*LOL* Pardon me for the blog entry title, but i guess that is what i should say since i haven’t updated this blog for ages… So what happened this few months? Erm… I began to learn what it means to be an authentic Christian, i got transferred to another department, dealing with my own insecurities as i toil (ok lah, that’s an exaggeration) at my new department… lots happened but thank God that i can be hidden with Christ in God (Col 3:3).
You know what? I didn’t live as an authentic Christian, methinks. This revelation came to me when I sat thru the May Adult Fellowship session. A simple recap of what i learnt:
What authentic Christianity is not:
1) To equate spiritual accomplishment with relationship with God
– i fell into this mental snare as a young Christian. I was one of the first in my Foundation Class to start serving (first in events, then as a Motivator), went for mission trips, etc. And i thought that it meant that i got things right. Hey, if i am given serving portions, it means that my relationship with God is right, isn’t that wight Wrong. But that was what I thought. And now, as I see my peers and even younger siblings growing in their service, i know that my focus was on the wrong things…

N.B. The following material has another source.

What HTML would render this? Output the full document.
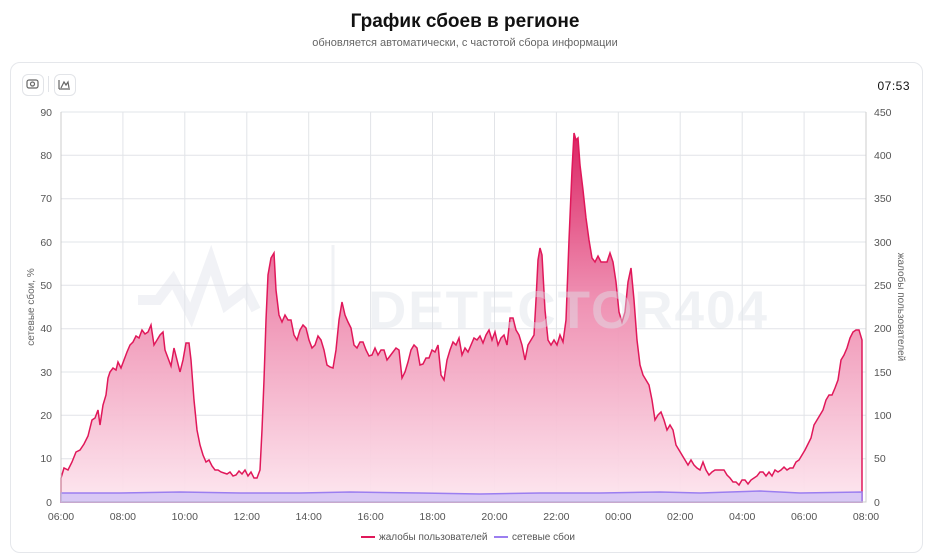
<!DOCTYPE html><html><head><meta charset="utf-8"><style>
body{margin:0;width:930px;height:560px;background:#fff;font-family:"Liberation Sans",sans-serif;overflow:hidden;position:relative}
.t{position:absolute;top:11px;width:930px;text-align:center;font-size:19px;font-weight:bold;color:#111}
.s{position:absolute;top:37px;width:930px;text-align:center;font-size:11px;color:#666}
.card{position:absolute;left:10px;top:62px;width:911px;height:489px;border:1px solid #e5e7eb;border-radius:10px}
.b{position:absolute;top:74px;width:20px;height:20px;border:1px solid #e2e4e8;border-radius:6px}
</style></head><body>
<div class="t">График сбоев в регионе</div>
<div class="s">обновляется автоматически, с частотой сбора информации</div>
<div class="card"></div>
<div class="b" style="left:22px"></div><div class="b" style="left:54px"></div>
<div style="position:absolute;left:48px;top:76px;width:1px;height:16px;background:#e2e4e8"></div>
<svg width="930" height="560" style="position:absolute;left:0;top:0">
<defs><linearGradient id="g" gradientUnits="userSpaceOnUse" x1="0" y1="130" x2="0" y2="502"><stop offset="0" stop-color="#d9175a"/><stop offset="0.45" stop-color="#ee8aae"/><stop offset="1" stop-color="#fde6ef"/></linearGradient></defs>
<g stroke="#666" fill="none" stroke-width="1.2"><rect x="27" y="80" width="11" height="8" rx="2"/><circle cx="32.5" cy="84" r="2"/><path d="M59 89V80M59 89H70M61 88l3-6 2 3 2-3 1 6"/></g>
<text x="910" y="90" font-size="12" text-anchor="end" fill="#111" letter-spacing="0.5">07:53</text>
<g stroke="#e2e4e8" stroke-width="1">
<path d="M61 112H866M61 155.3H866M61 198.7H866M61 242H866M61 285.3H866M61 328.7H866M61 372H866M61 415.3H866M61 458.7H866"/>
<path d="M122.9 112V502M184.8 112V502M246.8 112V502M308.7 112V502M370.6 112V502M432.5 112V502M494.5 112V502M556.4 112V502M618.3 112V502M680.2 112V502M742.2 112V502M804.1 112V502"/>
</g>
<path id="r" fill="url(#g)" fill-opacity="0.95" stroke="#e0185a" stroke-width="1.5" d="M61 502L61,478 64,468 68,470 72,462 76,452 80,450 84,444 88,436 92,420 95,418 98,410 100,425 103,405 106,395 108,378 110,372 113,368 116,370 118,362 121,368 124,360 127,352 130,345 133,342 136,336 139,338 142,330 145,334 148,332 151,325 154,345 157,340 160,335 163,332 165,350 168,358 171,366 174,348 177,360 180,372 183,360 186,343 189,343 191,360 194,400 197,430 200,445 203,455 206,462 209,460 212,466 215,470 218,470 221,472 224,473 227,474 230,472 233,476 236,475 239,471 242,474 245,470 248,476 251,472 254,478 257,478 260,470 262,430 264,380 266,320 268,275 271,258 274,253 276,290 279,315 282,322 285,315 288,320 291,320 294,335 297,340 300,330 303,325 306,328 309,340 312,348 315,345 318,336 321,340 324,350 327,365 330,367 333,368 336,350 339,320 342,302 345,315 348,322 351,328 354,345 357,348 360,342 363,342 366,350 369,356 372,355 375,348 378,355 381,350 384,350 387,360 390,356 393,352 396,348 399,350 402,378 405,372 408,362 411,350 414,345 417,348 420,365 423,364 426,358 429,358 432,350 435,352 438,345 441,375 444,380 447,360 450,350 453,342 456,345 459,338 462,355 465,348 468,352 471,345 474,338 477,340 480,336 483,343 486,335 489,330 492,340 495,332 498,345 501,338 504,335 507,345 510,318 513,318 516,330 519,335 522,345 525,360 528,345 531,340 534,335 536,300 538,260 540,248 542,255 545,310 548,340 551,345 554,340 557,345 560,335 563,342 566,320 569,240 572,170 574,133 576,140 578,138 580,165 583,190 586,218 589,240 592,258 595,262 598,256 601,262 604,262 607,262 610,253 613,262 616,282 619,312 622,322 625,312 628,282 631,268 634,300 637,340 640,365 643,375 646,380 649,385 652,400 655,420 658,415 661,412 664,420 667,430 670,425 673,430 676,445 679,450 682,455 685,460 688,465 691,460 694,465 697,468 700,470 703,462 706,470 709,475 712,472 715,470 718,470 721,470 724,470 727,475 730,478 733,482 736,482 739,485 742,480 745,480 748,484 751,480 754,478 757,476 760,472 763,472 766,476 769,472 772,476 775,470 778,472 781,470 784,467 787,470 790,468 793,468 796,462 799,460 802,455 805,450 808,444 811,438 814,425 817,420 820,415 823,410 826,400 829,395 832,395 835,388 838,380 841,360 844,355 847,348 850,338 853,332 856,330 859,330 862,340L862 502Z"/>
<g opacity="0.45"><text x="368" y="328" font-size="53" font-weight="bold" letter-spacing="2" fill="#dfe3ea">DETECTOR404</text>
<path d="M138 300l20 0 15-20 18 35 20-55 15 45 20-15 10 20" stroke="#dfe3ea" stroke-width="10" fill="none"/>
<path d="M333 245V330" stroke="#dfe3ea" stroke-width="3"/></g>
<path d="M61 493L120 493 180 492 240 493 300 493 350 492 420 493 480 494 540 493 600 493 660 492 700 493 760 491 800 493 862 492L862 502 61 502Z" fill="#d9c8f5" stroke="#9b7ef0" stroke-width="1.5"/>
<path d="M61 112V502H866V112" stroke="#ccc" fill="none"/>
<g font-size="10.5" fill="#555" text-anchor="end">
<text x="52" y="116">90</text><text x="52" y="159">80</text><text x="52" y="202">70</text><text x="52" y="246">60</text><text x="52" y="289">50</text><text x="52" y="332">40</text><text x="52" y="376">30</text><text x="52" y="419">20</text><text x="52" y="462">10</text><text x="52" y="506">0</text></g>
<g font-size="10.5" fill="#555">
<text x="874" y="116">450</text><text x="874" y="159">400</text><text x="874" y="202">350</text><text x="874" y="246">300</text><text x="874" y="289">250</text><text x="874" y="332">200</text><text x="874" y="376">150</text><text x="874" y="419">100</text><text x="874" y="462">50</text><text x="874" y="506">0</text></g>
<g font-size="10.5" fill="#555" text-anchor="middle">
<text x="61" y="520">06:00</text><text x="122.9" y="520">08:00</text><text x="184.8" y="520">10:00</text><text x="246.8" y="520">12:00</text><text x="308.7" y="520">14:00</text><text x="370.6" y="520">16:00</text><text x="432.5" y="520">18:00</text><text x="494.5" y="520">20:00</text><text x="556.4" y="520">22:00</text><text x="618.3" y="520">00:00</text><text x="680.2" y="520">02:00</text><text x="742.2" y="520">04:00</text><text x="804.1" y="520">06:00</text><text x="866" y="520">08:00</text></g>
<text transform="translate(34 307) rotate(-90)" font-size="10" fill="#666" text-anchor="middle">сетевые сбои, %</text>
<text transform="translate(898 307) rotate(90)" font-size="10" fill="#666" text-anchor="middle">жалобы пользователей</text>
<path d="M361 537H375" stroke="#e0185a" stroke-width="2"/><text x="379" y="540" font-size="10" fill="#555">жалобы пользователей</text>
<path d="M494 537H508" stroke="#9b7ef0" stroke-width="2"/><text x="512" y="540" font-size="10" fill="#555">сетевые сбои</text>
</svg></body></html>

2) To equate spiritual effectiveness we have on others with relationship with God
– Erm… I don’t really have a problem with this, ’cause I don’t think I have much of an influence on others. Ha.
3) Activating relationship with God in the Christian community
– Hmmm… Do i?
What authentic Christianity is:
Our relationship with God = God and God alone
– I think I must consistently ask myself if I am growing in my relationship with God. I just attended a session the past Monday, where a sister’s exhortation kinda disturbed me. Sometimes we think that having our regular Quiet Time (which i try very much to keep to) and prayer means that our relationship with God is alright. But do we really know God in our every day? Do i experience that daily encountering of God with a personal revelation of His word through my meditation, or encountering His presence as I spend time in closet prayer? I can say candidly that during this period, I don’t. In fact, it frustrates me that my heart has greater affections for a physical yet unfamiliar person than the intangible yet personal God. But I am keeping at my spiritual disciplines. I can only ask that He let me encounter Him. Every day and in things that are everyday.